- GIVEN MATERIAL:
++++++

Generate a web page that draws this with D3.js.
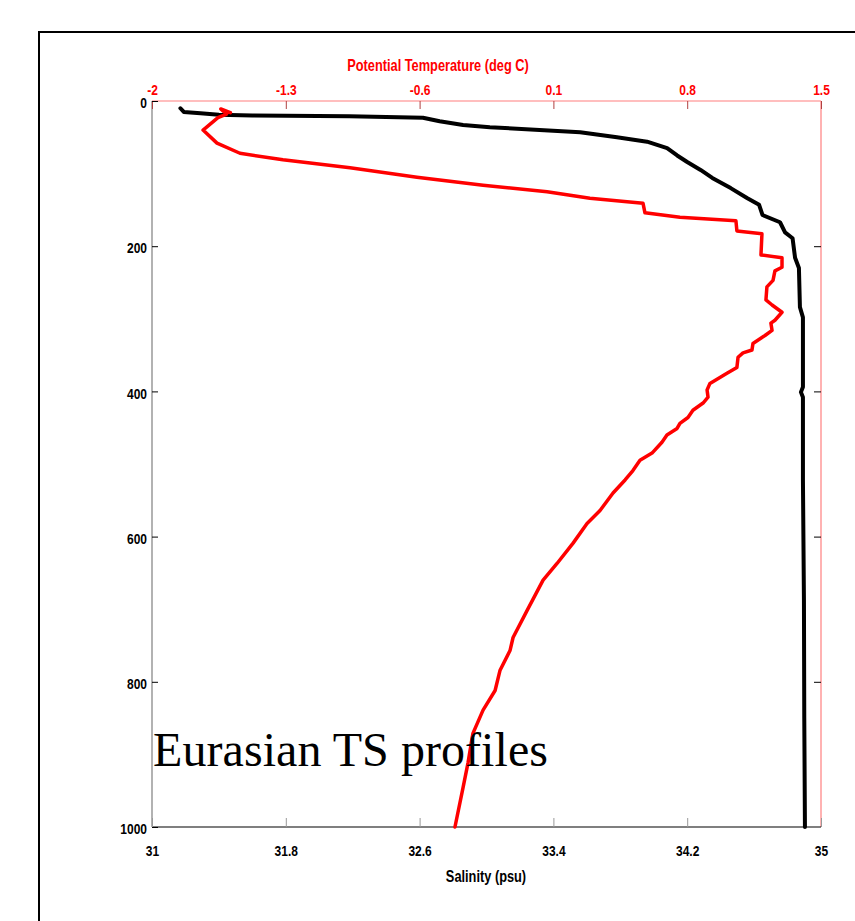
<!DOCTYPE html>
<html><head><meta charset="utf-8">
<script src="https://cdn.jsdelivr.net/npm/d3@7/dist/d3.min.js"></script>
<style>
html,body{margin:0;padding:0;background:#fff;}
svg{display:block;}
.tk text{font-family:"Liberation Sans Narrow","Liberation Sans",Arial,sans-serif;font-size:15px;font-weight:bold;}
.ttl{font-family:"Liberation Sans Narrow","Liberation Sans",Arial,sans-serif;font-size:16px;font-weight:bold;}
</style></head>
<body>
<svg id="chart" width="855" height="921"></svg>
<script>
// Depth ticks (m)
const depthTicks = [0, 200, 400, 600, 800, 1000];
const salinityTicks = [31, 31.8, 32.6, 33.4, 34.2, 35];
const tempTicks = [-2, -1.3, -0.6, 0.1, 0.8, 1.5];

// Salinity profile (black): depth (m), salinity (psu)
const salDepth = [10, 15, 17, 19, 20, 21, 22, 23, 28, 33, 36, 43, 50, 56, 65, 75, 84, 95, 106, 120, 134, 143, 150, 157, 167, 181, 189, 216, 230, 284, 298, 394, 401, 408, 522, 688, 850, 1000];
const salValue = [31.17, 31.19, 31.29, 31.40, 31.60, 32.18, 32.40, 32.62, 32.72, 32.86, 33.02, 33.56, 33.78, 33.96, 34.08, 34.14, 34.20, 34.28, 34.35, 34.46, 34.56, 34.63, 34.64, 34.65, 34.755, 34.785, 34.83, 34.845, 34.868, 34.874, 34.892, 34.892, 34.88, 34.892, 34.892, 34.898, 34.900, 34.904];

// Potential temperature profile (red): depth (m), temperature (deg C)
const tempDepth = [16, 11, 18, 23, 40, 58, 72, 81, 92, 105, 116, 125, 134, 141, 154, 160, 165, 179, 183, 212, 216, 229, 234, 247, 256, 274, 281, 291, 302, 306, 316, 323, 334, 343, 347, 353, 367, 375, 389, 398, 408, 416, 426, 436, 444, 451, 460, 470, 485, 495, 509, 522, 540, 564, 582, 609, 637, 660, 702, 739, 757, 784, 812, 839, 871, 912, 946, 1000];
const tempValue = [-1.59, -1.64, -1.61, -1.655, -1.733, -1.66, -1.54, -1.315, -0.964, -0.614, -0.268, 0.067, 0.291, 0.569, 0.579, 0.762, 1.055, 1.06, 1.191, 1.186, 1.296, 1.296, 1.259, 1.249, 1.217, 1.212, 1.244, 1.296, 1.259, 1.238, 1.244, 1.207, 1.144, 1.139, 1.092, 1.066, 1.06, 1.008, 0.919, 0.904, 0.909, 0.883, 0.83, 0.804, 0.762, 0.747, 0.694, 0.668, 0.616, 0.553, 0.516, 0.475, 0.412, 0.344, 0.276, 0.203, 0.119, 0.046, -0.038, -0.111, -0.127, -0.179, -0.205, -0.268, -0.321, -0.347, -0.373, -0.415];

const svg = d3.select("#chart");
const L = 152, R = 821, T = 101, B = 827;
const SX = 0.8; // horizontal condensation of label font

const y = d3.scaleLinear().domain([0, 1000]).range([T, B]);
const xS = d3.scaleLinear().domain([31, 35]).range([L, R]);
const xT = d3.scaleLinear().domain([-2, 1.5]).range([L, R]);

// outer frame
svg.append("rect").attr("x", 39).attr("y", 32).attr("width", 900).attr("height", 950)
  .attr("fill", "none").attr("stroke", "#000").attr("stroke-width", 2);

// axis frame lines
svg.append("line").attr("x1", L).attr("x2", R).attr("y1", T).attr("y2", T).attr("stroke", "#ff7f7f").attr("stroke-width", 1.2);
svg.append("line").attr("x1", R).attr("x2", R).attr("y1", T).attr("y2", B).attr("stroke", "#ff7f7f").attr("stroke-width", 1.2);
svg.append("line").attr("x1", L).attr("x2", L).attr("y1", T).attr("y2", B).attr("stroke", "#999").attr("stroke-width", 1.5);
svg.append("line").attr("x1", L).attr("x2", R).attr("y1", B).attr("y2", B).attr("stroke", "#000").attr("stroke-width", 1.2);

// top temperature axis
const gTop = svg.append("g").attr("class", "tk").attr("transform", `translate(0,${T})`)
  .call(d3.axisTop(xT).tickValues(tempTicks).tickFormat(d => String(d)).tickSize(-8).tickPadding(6));
gTop.select(".domain").remove();
gTop.selectAll("line").attr("stroke", "#b04040");
gTop.selectAll("text").attr("fill", "#ff0000").attr("transform", `scale(${SX},1)`);

// bottom salinity axis
const gBot = svg.append("g").attr("class", "tk").attr("transform", `translate(0,${B})`)
  .call(d3.axisBottom(xS).tickValues(salinityTicks).tickFormat(d => String(d)).tickSize(-9).tickPadding(29));
gBot.select(".domain").remove();
gBot.selectAll("line").attr("stroke", "#999");
gBot.selectAll("text").attr("fill", "#000").attr("dy", "0em").attr("transform", `scale(${SX},1)`);

// left depth axis
const gLeft = svg.append("g").attr("class", "tk").attr("transform", `translate(${L},0)`)
  .call(d3.axisLeft(y).tickValues(depthTicks).tickFormat(d => String(d)).tickSize(-6).tickPadding(5));
gLeft.select(".domain").remove();
gLeft.selectAll("line").attr("stroke", "#000");
gLeft.selectAll("text").attr("fill", "#000").attr("x", -5 / SX).attr("dy", "0.45em")
  .attr("transform", `scale(${SX},1)`);

// right ticks
const gRight = svg.append("g").attr("class", "tk").attr("transform", `translate(${R},0)`)
  .call(d3.axisRight(y).tickValues(depthTicks.slice(1, -1)).tickSize(-7).tickFormat(""));
gRight.select(".domain").remove();
gRight.selectAll("line").attr("stroke", "#000");

// axis titles
svg.append("text").attr("class", "ttl").attr("text-anchor", "middle")
  .attr("transform", `translate(438,71) scale(${SX},1)`)
  .attr("fill", "#ff0000").text("Potential Temperature (deg C)");
svg.append("text").attr("class", "ttl").attr("text-anchor", "middle")
  .attr("transform", `translate(486,882) scale(${SX},1)`)
  .attr("fill", "#000").text("Salinity (psu)");

// profiles
const salLine = d3.line().x((d, i) => xS(salValue[i])).y((d, i) => y(salDepth[i]));
svg.append("path").attr("d", salLine(salDepth)).attr("fill", "none").attr("stroke", "#000")
  .attr("stroke-width", 4).attr("stroke-linejoin", "round").attr("stroke-linecap", "round");

const tempLine = d3.line().x((d, i) => xT(tempValue[i])).y((d, i) => y(tempDepth[i]));
svg.append("path").attr("d", tempLine(tempDepth)).attr("fill", "none").attr("stroke", "#ff0000")
  .attr("stroke-width", 3.5).attr("stroke-linejoin", "round").attr("stroke-linecap", "round");

// annotation
svg.append("text").attr("x", 153).attr("y", 766)
  .attr("font-family", '"Liberation Serif","Times New Roman",serif').attr("font-size", 48)
  .attr("textLength", 395).attr("fill", "#000").text("Eurasian TS profiles");
</script>
</body></html>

++++++

- EXERCISE AIM:
With the pictures left out, transcribe the material exactly.

- FINAL ANSWER:
Generate a web page that draws this with D3.js.
<!DOCTYPE html>
<html><head><meta charset="utf-8">
<script src="https://cdn.jsdelivr.net/npm/d3@7/dist/d3.min.js"></script>
<style>
html,body{margin:0;padding:0;background:#fff;}
svg{display:block;}
.tk text{font-family:"Liberation Sans Narrow","Liberation Sans",Arial,sans-serif;font-size:15px;font-weight:bold;}
.ttl{font-family:"Liberation Sans Narrow","Liberation Sans",Arial,sans-serif;font-size:16px;font-weight:bold;}
</style></head>
<body>
<svg id="chart" width="855" height="921"></svg>
<script>
// Depth ticks (m)
const depthTicks = [0, 200, 400, 600, 800, 1000];
const salinityTicks = [31, 31.8, 32.6, 33.4, 34.2, 35];
const tempTicks = [-2, -1.3, -0.6, 0.1, 0.8, 1.5];

// Salinity profile (black): depth (m), salinity (psu)
const salDepth = [10, 15, 17, 19, 20, 21, 22, 23, 28, 33, 36, 43, 50, 56, 65, 75, 84, 95, 106, 120, 134, 143, 150, 157, 167, 181, 189, 216, 230, 284, 298, 394, 401, 408, 522, 688, 850, 1000];
const salValue = [31.17, 31.19, 31.29, 31.40, 31.60, 32.18, 32.40, 32.62, 32.72, 32.86, 33.02, 33.56, 33.78, 33.96, 34.08, 34.14, 34.20, 34.28, 34.35, 34.46, 34.56, 34.63, 34.64, 34.65, 34.755, 34.785, 34.83, 34.845, 34.868, 34.874, 34.892, 34.892, 34.88, 34.892, 34.892, 34.898, 34.900, 34.904];

// Potential temperature profile (red): depth (m), temperature (deg C)
const tempDepth = [16, 11, 18, 23, 40, 58, 72, 81, 92, 105, 116, 125, 134, 141, 154, 160, 165, 179, 183, 212, 216, 229, 234, 247, 256, 274, 281, 291, 302, 306, 316, 323, 334, 343, 347, 353, 367, 375, 389, 398, 408, 416, 426, 436, 444, 451, 460, 470, 485, 495, 509, 522, 540, 564, 582, 609, 637, 660, 702, 739, 757, 784, 812, 839, 871, 912, 946, 1000];
const tempValue = [-1.59, -1.64, -1.61, -1.655, -1.733, -1.66, -1.54, -1.315, -0.964, -0.614, -0.268, 0.067, 0.291, 0.569, 0.579, 0.762, 1.055, 1.06, 1.191, 1.186, 1.296, 1.296, 1.259, 1.249, 1.217, 1.212, 1.244, 1.296, 1.259, 1.238, 1.244, 1.207, 1.144, 1.139, 1.092, 1.066, 1.06, 1.008, 0.919, 0.904, 0.909, 0.883, 0.83, 0.804, 0.762, 0.747, 0.694, 0.668, 0.616, 0.553, 0.516, 0.475, 0.412, 0.344, 0.276, 0.203, 0.119, 0.046, -0.038, -0.111, -0.127, -0.179, -0.205, -0.268, -0.321, -0.347, -0.373, -0.415];

const svg = d3.select("#chart");
const L = 152, R = 821, T = 101, B = 827;
const SX = 0.8; // horizontal condensation of label font

const y = d3.scaleLinear().domain([0, 1000]).range([T, B]);
const xS = d3.scaleLinear().domain([31, 35]).range([L, R]);
const xT = d3.scaleLinear().domain([-2, 1.5]).range([L, R]);

// outer frame
svg.append("rect").attr("x", 39).attr("y", 32).attr("width", 900).attr("height", 950)
  .attr("fill", "none").attr("stroke", "#000").attr("stroke-width", 2);

// axis frame lines
svg.append("line").attr("x1", L).attr("x2", R).attr("y1", T).attr("y2", T).attr("stroke", "#ff7f7f").attr("stroke-width", 1.2);
svg.append("line").attr("x1", R).attr("x2", R).attr("y1", T).attr("y2", B).attr("stroke", "#ff7f7f").attr("stroke-width", 1.2);
svg.append("line").attr("x1", L).attr("x2", L).attr("y1", T).attr("y2", B).attr("stroke", "#999").attr("stroke-width", 1.5);
svg.append("line").attr("x1", L).attr("x2", R).attr("y1", B).attr("y2", B).attr("stroke", "#000").attr("stroke-width", 1.2);

// top temperature axis
const gTop = svg.append("g").attr("class", "tk").attr("transform", `translate(0,${T})`)
  .call(d3.axisTop(xT).tickValues(tempTicks).tickFormat(d => String(d)).tickSize(-8).tickPadding(6));
gTop.select(".domain").remove();
gTop.selectAll("line").attr("stroke", "#b04040");
gTop.selectAll("text").attr("fill", "#ff0000").attr("transform", `scale(${SX},1)`);

// bottom salinity axis
const gBot = svg.append("g").attr("class", "tk").attr("transform", `translate(0,${B})`)
  .call(d3.axisBottom(xS).tickValues(salinityTicks).tickFormat(d => String(d)).tickSize(-9).tickPadding(29));
gBot.select(".domain").remove();
gBot.selectAll("line").attr("stroke", "#999");
gBot.selectAll("text").attr("fill", "#000").attr("dy", "0em").attr("transform", `scale(${SX},1)`);

// left depth axis
const gLeft = svg.append("g").attr("class", "tk").attr("transform", `translate(${L},0)`)
  .call(d3.axisLeft(y).tickValues(depthTicks).tickFormat(d => String(d)).tickSize(-6).tickPadding(5));
gLeft.select(".domain").remove();
gLeft.selectAll("line").attr("stroke", "#000");
gLeft.selectAll("text").attr("fill", "#000").attr("x", -5 / SX).attr("dy", "0.45em")
  .attr("transform", `scale(${SX},1)`);

// right ticks
const gRight = svg.append("g").attr("class", "tk").attr("transform", `translate(${R},0)`)
  .call(d3.axisRight(y).tickValues(depthTicks.slice(1, -1)).tickSize(-7).tickFormat(""));
gRight.select(".domain").remove();
gRight.selectAll("line").attr("stroke", "#000");

// axis titles
svg.append("text").attr("class", "ttl").attr("text-anchor", "middle")
  .attr("transform", `translate(438,71) scale(${SX},1)`)
  .attr("fill", "#ff0000").text("Potential Temperature (deg C)");
svg.append("text").attr("class", "ttl").attr("text-anchor", "middle")
  .attr("transform", `translate(486,882) scale(${SX},1)`)
  .attr("fill", "#000").text("Salinity (psu)");

// profiles
const salLine = d3.line().x((d, i) => xS(salValue[i])).y((d, i) => y(salDepth[i]));
svg.append("path").attr("d", salLine(salDepth)).attr("fill", "none").attr("stroke", "#000")
  .attr("stroke-width", 4).attr("stroke-linejoin", "round").attr("stroke-linecap", "round");

const tempLine = d3.line().x((d, i) => xT(tempValue[i])).y((d, i) => y(tempDepth[i]));
svg.append("path").attr("d", tempLine(tempDepth)).attr("fill", "none").attr("stroke", "#ff0000")
  .attr("stroke-width", 3.5).attr("stroke-linejoin", "round").attr("stroke-linecap", "round");

// annotation
svg.append("text").attr("x", 153).attr("y", 766)
  .attr("font-family", '"Liberation Serif","Times New Roman",serif').attr("font-size", 48)
  .attr("textLength", 395).attr("fill", "#000").text("Eurasian TS profiles");
</script>
</body></html>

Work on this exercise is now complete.